A Navy official on Wednesday argued that changes to the parent design of the Constellation-class frigate largely came from the initial bid to meet the Navy’s requirements.
“From a FREMM perspective, discounting C4I and discounting the combat systems weapons that are all government furnished equipment, the FREMM came along with a hull, accommodations, came along with propulsion, plant layout, mechanical systems, electrical systems and a physical integrated plant as far as how it’s just laid out. All that goodness is in the FFG(X) but what we did as the Navy, as we were going through the concept design phase where we were collaboratively working with all those parent designs and all those five shipbuilders, we were looking at the U.S. Navy standards that we have in our shipbuilding,” Capt. Kevin Smith, program manager of frigate class, PMS-515, said during the Surface Navy Association’s annual symposium.
The Navy awarded Fincantieri’s Marinette Marine a $795 million contract in 2020 for the detail design and construction of the first frigate, with options for the following nine ships.
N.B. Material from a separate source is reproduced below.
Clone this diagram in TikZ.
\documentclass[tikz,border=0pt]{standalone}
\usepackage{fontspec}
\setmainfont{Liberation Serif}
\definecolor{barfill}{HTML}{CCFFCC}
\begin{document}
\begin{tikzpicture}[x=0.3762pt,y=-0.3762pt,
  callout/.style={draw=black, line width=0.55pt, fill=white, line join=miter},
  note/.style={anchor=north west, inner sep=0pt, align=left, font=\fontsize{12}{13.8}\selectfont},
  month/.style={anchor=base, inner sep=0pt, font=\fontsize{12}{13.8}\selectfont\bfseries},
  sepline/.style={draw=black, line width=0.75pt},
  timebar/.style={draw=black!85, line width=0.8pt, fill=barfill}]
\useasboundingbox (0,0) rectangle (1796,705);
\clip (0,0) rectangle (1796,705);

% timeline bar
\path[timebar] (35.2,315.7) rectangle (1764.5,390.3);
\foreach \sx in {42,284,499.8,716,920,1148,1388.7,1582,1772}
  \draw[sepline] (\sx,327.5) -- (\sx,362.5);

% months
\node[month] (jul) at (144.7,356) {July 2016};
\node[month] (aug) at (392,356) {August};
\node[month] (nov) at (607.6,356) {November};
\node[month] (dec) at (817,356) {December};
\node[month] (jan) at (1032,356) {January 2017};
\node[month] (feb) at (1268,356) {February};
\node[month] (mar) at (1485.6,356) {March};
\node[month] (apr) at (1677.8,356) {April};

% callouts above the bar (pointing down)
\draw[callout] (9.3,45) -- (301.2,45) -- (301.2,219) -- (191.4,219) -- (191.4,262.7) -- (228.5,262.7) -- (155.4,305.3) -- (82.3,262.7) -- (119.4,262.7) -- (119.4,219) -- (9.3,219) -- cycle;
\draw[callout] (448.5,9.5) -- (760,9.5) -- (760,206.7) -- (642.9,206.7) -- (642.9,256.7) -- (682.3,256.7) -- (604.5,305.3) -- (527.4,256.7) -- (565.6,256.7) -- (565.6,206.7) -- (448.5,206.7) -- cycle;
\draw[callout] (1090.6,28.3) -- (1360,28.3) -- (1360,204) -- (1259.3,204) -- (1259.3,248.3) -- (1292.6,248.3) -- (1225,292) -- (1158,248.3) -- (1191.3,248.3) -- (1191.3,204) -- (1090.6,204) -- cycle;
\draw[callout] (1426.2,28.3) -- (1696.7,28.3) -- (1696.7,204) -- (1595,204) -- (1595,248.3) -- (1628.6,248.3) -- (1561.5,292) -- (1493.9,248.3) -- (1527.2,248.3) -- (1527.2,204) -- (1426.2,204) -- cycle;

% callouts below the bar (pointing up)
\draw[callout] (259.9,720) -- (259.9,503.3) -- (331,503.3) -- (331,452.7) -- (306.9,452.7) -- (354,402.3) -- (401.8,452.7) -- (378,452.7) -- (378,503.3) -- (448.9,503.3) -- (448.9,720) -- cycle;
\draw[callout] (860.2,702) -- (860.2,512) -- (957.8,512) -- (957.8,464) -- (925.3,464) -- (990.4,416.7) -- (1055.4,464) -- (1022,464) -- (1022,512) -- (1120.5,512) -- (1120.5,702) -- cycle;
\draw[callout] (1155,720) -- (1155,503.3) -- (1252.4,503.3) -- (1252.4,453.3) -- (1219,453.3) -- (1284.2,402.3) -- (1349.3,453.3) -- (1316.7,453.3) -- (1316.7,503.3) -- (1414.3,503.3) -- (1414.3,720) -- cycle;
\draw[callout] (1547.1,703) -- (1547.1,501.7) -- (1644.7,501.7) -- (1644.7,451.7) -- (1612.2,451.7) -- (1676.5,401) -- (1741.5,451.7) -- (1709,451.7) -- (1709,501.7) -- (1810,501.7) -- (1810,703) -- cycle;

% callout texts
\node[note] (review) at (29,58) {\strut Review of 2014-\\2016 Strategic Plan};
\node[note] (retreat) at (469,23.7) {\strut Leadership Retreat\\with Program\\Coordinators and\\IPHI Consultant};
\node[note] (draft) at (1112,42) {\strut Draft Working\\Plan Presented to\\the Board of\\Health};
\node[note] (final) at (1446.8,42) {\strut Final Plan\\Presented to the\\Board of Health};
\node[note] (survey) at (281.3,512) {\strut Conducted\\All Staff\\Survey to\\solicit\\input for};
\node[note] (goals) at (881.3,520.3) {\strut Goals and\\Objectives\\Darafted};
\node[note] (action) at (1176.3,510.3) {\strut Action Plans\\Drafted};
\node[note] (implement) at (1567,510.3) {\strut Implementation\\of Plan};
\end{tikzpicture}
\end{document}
The ship is based on the company’s Italian and French FREMM multipurpose frigate (Defense Daily, April 30, 2020).
The Navy’s competition required competitors to use parent designs in a push to speed up production and delivery and reduce overall risk.
Smith argued the Navy has reliability requirements to ensure a certain degree of survivability, maintainability, habitability and lethality along with Government Furnished Equipment (GFE) that drove the changes from the original FREMM.
Last August, Smith said the Constellation-class design is very similar to the parent design and “you can say we bought a bigger house and from a modeling and simulation perspective, it’s exactly the same. So it’s more, just guess you would say, scale” (Defense Daily, Sept. 9, 2021).
In September, the Congressional Research Service (CRS) outlined changes from the original FREMM design.
Smith said the competitors integrated various Navy requirement factors into all the parent designs.
“So in this particular instance with Fincantieri, they went off and looked at what are those standard requirements against our FREMM parent. And they had to lengthen the hull a little bit, then had to look at the stateroom layout as far as survivability, they had to look at how are we going to look at the architecture for the propulsion. The layout is very, very similar to FREMM, but we also have U.S. systems and we have different redundancy and reliability requirements.”
“So when someone says you’ve changed the design, no that was in their bid, this was how they bid the bid,” Smith continued.
He said since they have moved to the current detail design and construction phase the only thing that the Navy changed was adding buy America requirements as directed by congressional statute.
Smith said he wanted to “make sure it was clear that we have not changed the design, that’s how they bid it based on what we want as a U.S. Navy.”
Smith also underscored he believes the parent design process was clear to Navy and congressional leadership as akin to DNA with “all the goodness of that parent, the hull, the way it’s laid out, all of that is in the design. But, you have to take up Navy standards and apply those and also the requirements and so that was the bid they proposed.”
He said Fincantieri is committed to being a first-time prime contractor with the frigate and he has talked to company leadership recently.
“They want to build a quality ship, they want the market and they want to have a fantastic frigate so they have been working well with the government here to make sure that the requirements are met.”
Smith said while Fincantieri does not have experience integrating an Aegis system, they have grown quickly to integrate it properly.
“They’ve hired a lot of talent that used to work Aegis and they understand the GFE requirements and what’s really important…So they’ve quickly got on board with that this last year.”
The frigate will have an Aegis Baseline 10 combat system like that featured on the Arleigh Burke-class DDG-51 Flight III destroyers.
Smith admitted while lead construction for the first frigate, the future USS Constellation (FFG-62), was planned for this April, he said it might take longer to start but would still start this year.
“We’re targeting that date, right now as I said we’re coming through design so there could be some risk to that but we’re looking hard at that…we want to make sure that we don’t start building a ship where the design is not mature. So right now we’re looking at this year.”